● WHAT THE TASK ASKS: Only the lines from the start of the data below through the line that contains "Chart.register(...registerables);" are to be copied, exactly and without pictures.

● STORED DATA:
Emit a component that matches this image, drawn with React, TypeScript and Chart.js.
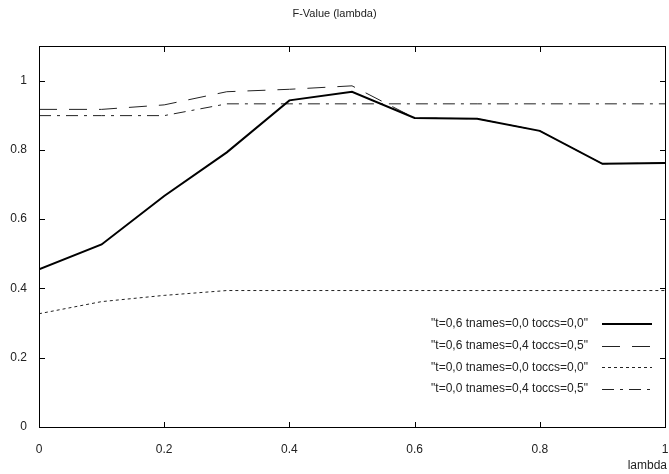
import React, { useEffect, useRef } from "react";
import { Chart, registerables } from "chart.js";

Chart.register(...registerables);

const lambdas = [0, 0.1, 0.2, 0.3, 0.4, 0.5, 0.6, 0.7, 0.8, 0.9, 1.0];
const seriesA = [0.455, 0.527, 0.667, 0.793, 0.943, 0.968, 0.892, 0.89, 0.855, 0.76, 0.762];
const seriesB = [0.917, 0.917, 0.93, 0.968, 0.975, 0.985, 0.892, 0.89, 0.855, 0.76, 0.762];
const seriesC = [0.327, 0.362, 0.38, 0.394, 0.394, 0.394, 0.394, 0.394, 0.394, 0.394, 0.394];
const seriesD = [0.899, 0.899, 0.899, 0.933, 0.933, 0.933, 0.933, 0.933, 0.933, 0.933, 0.933];
const labels = [
  '"t=0,6 tnames=0,0 toccs=0,0"',
  '"t=0,6 tnames=0,4 toccs=0,5"',
  '"t=0,0 tnames=0,0 toccs=0,0"',
  '"t=0,0 tnames=0,4 toccs=0,5"',
];
const xTicks = [0, 0.2, 0.4, 0.6, 0.8, 1];
const yTicks = [0, 0.2, 0.4, 0.6, 0.8, 1];
const titleText = "F-Value (lambda)";
const xTitle = "lambda";

const FONT = "Liberation Sans, Arial, sans-serif";

function drawFrame(chart: any) {
  const ctx = chart.ctx;
  const ca = chart.chartArea;
  const xs = chart.scales.x;
  const ys = chart.scales.y;
  ctx.save();
  ctx.fillStyle = "rgb(0,0,0)";
  const L = Math.round(ca.left);
  const T = Math.round(ca.top);
  const R = Math.round(ca.right);
  const B = Math.round(ca.bottom);
  ctx.fillRect(L, T, R - L + 1, 1);
  ctx.fillRect(L, B, R - L + 1, 1);
  ctx.fillRect(L, T, 1, B - T + 1);
  ctx.fillRect(R, T, 1, B - T + 1);
  const tl = 5;
  xTicks.forEach((v) => {
    const px = Math.round(xs.getPixelForValue(v));
    ctx.fillRect(px, B - tl, 1, tl);
    ctx.fillRect(px, T + 1, 1, tl);
  });
  yTicks.forEach((v) => {
    const py = Math.round(ys.getPixelForValue(v));
    ctx.fillRect(L + 1, py, tl, 1);
    ctx.fillRect(R - tl, py, tl, 1);
  });
  ctx.restore();
}

const decorPlugin = {
  id: "decor",
  afterDatasetsDraw(chart: any) {
    drawFrame(chart);
  },
  afterDraw(chart: any) {
    const ctx = chart.ctx;
    ctx.save();
    drawFrame(chart);
    ctx.fillStyle = "#222";
    ctx.font = `11px ${FONT}`;
    ctx.textAlign = "center";
    ctx.textBaseline = "middle";
    ctx.fillText(titleText, chart.width / 2, 14);

    ctx.font = `12px ${FONT}`;
    ctx.textAlign = "right";
    ctx.fillText(xTitle, chart.width - 2, 466);

    const rowY0 = 324;
    const rowGap = 21.7;
    const textRight = 588;
    const sampleL = 602;
    const sampleR = 652;
    chart.data.datasets.forEach((ds: any, i: number) => {
      const y = rowY0 + i * rowGap;
      ctx.fillStyle = "#222";
      ctx.font = `12px ${FONT}`;
      ctx.textAlign = "right";
      ctx.textBaseline = "middle";
      ctx.fillText(ds.label, textRight, y);
      ctx.beginPath();
      ctx.strokeStyle = ds.borderColor;
      ctx.lineWidth = ds.borderWidth;
      ctx.setLineDash(ds.borderDash || []);
      const yy = Math.round(y) + (ds.borderWidth === 2 ? 0 : 0.5);
      ctx.moveTo(sampleL, yy);
      ctx.lineTo(sampleR, yy);
      ctx.stroke();
    });
    ctx.restore();
  },
};

export default function App() {
  const ref = useRef<HTMLCanvasElement | null>(null);
  useEffect(() => {
    if (!ref.current) return;
    const mk = (data: number[]) => lambdas.map((x, i) => ({ x, y: data[i] }));
    const chart = new Chart(ref.current, {
      type: "line",
      data: {
        datasets: [
          { label: labels[0], data: mk(seriesA), borderColor: "#000", borderWidth: 2, borderDash: [], pointRadius: 0, tension: 0 },
          { label: labels[1], data: mk(seriesB), borderColor: "#222", borderWidth: 1, borderDash: [18, 12], pointRadius: 0, tension: 0 },
          { label: labels[2], data: mk(seriesC), borderColor: "#222", borderWidth: 1, borderDash: [3, 3], pointRadius: 0, tension: 0 },
          { label: labels[3], data: mk(seriesD), borderColor: "#222", borderWidth: 1, borderDash: [12, 6, 3, 6], pointRadius: 0, tension: 0 },
        ],
      },
      options: {
        animation: false,
        responsive: false,
        maintainAspectRatio: false,
        layout: { padding: { top: 46, right: 4, left: 0, bottom: 0 } },
        plugins: { legend: { display: false }, title: { display: false }, tooltip: { enabled: false } },
        scales: {
          x: {
            type: "linear",
            min: 0,
            max: 1,
            afterBuildTicks: (s: any) => { s.ticks = xTicks.map((v) => ({ value: v })); },
            afterFit: (s: any) => { s.height = 47; },
            grid: { display: false, drawTicks: true, tickLength: 15 },
            border: { display: false },
            ticks: {
              padding: 0,
              color: "#222",
              font: { family: FONT, size: 12 },
              maxRotation: 0,
              callback: (v: any) => String(Math.round(Number(v) * 10) / 10),
            },
          },
          y: {
            type: "linear",
            min: 0,
            max: 1.1,
            afterBuildTicks: (s: any) => { s.ticks = yTicks.map((v) => ({ value: v })); },
            afterFit: (s: any) => { s.width = 39; },
            grid: { display: false, drawTicks: true, tickLength: 12 },
            border: { display: false },
            ticks: {
              padding: 0,
              color: "#222",
              font: { family: FONT, size: 12 },
              callback: (v: any) => String(Math.round(Number(v) * 10) / 10),
            },
          },
        },
      },
      plugins: [decorPlugin],
    });
    return () => chart.destroy();
  }, []);
  return (
    <div style={{ position: "fixed", left: 0, top: 0, width: 669, height: 474, background: "#fff" }}>
      <canvas ref={ref} width={669} height={474} style={{ width: 669, height: 474 }} />
    </div>
  );
}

● OUTPUT OF THE TASK:
Emit a component that matches this image, drawn with React, TypeScript and Chart.js.
import React, { useEffect, useRef } from "react";
import { Chart, registerables } from "chart.js";

Chart.register(...registerables);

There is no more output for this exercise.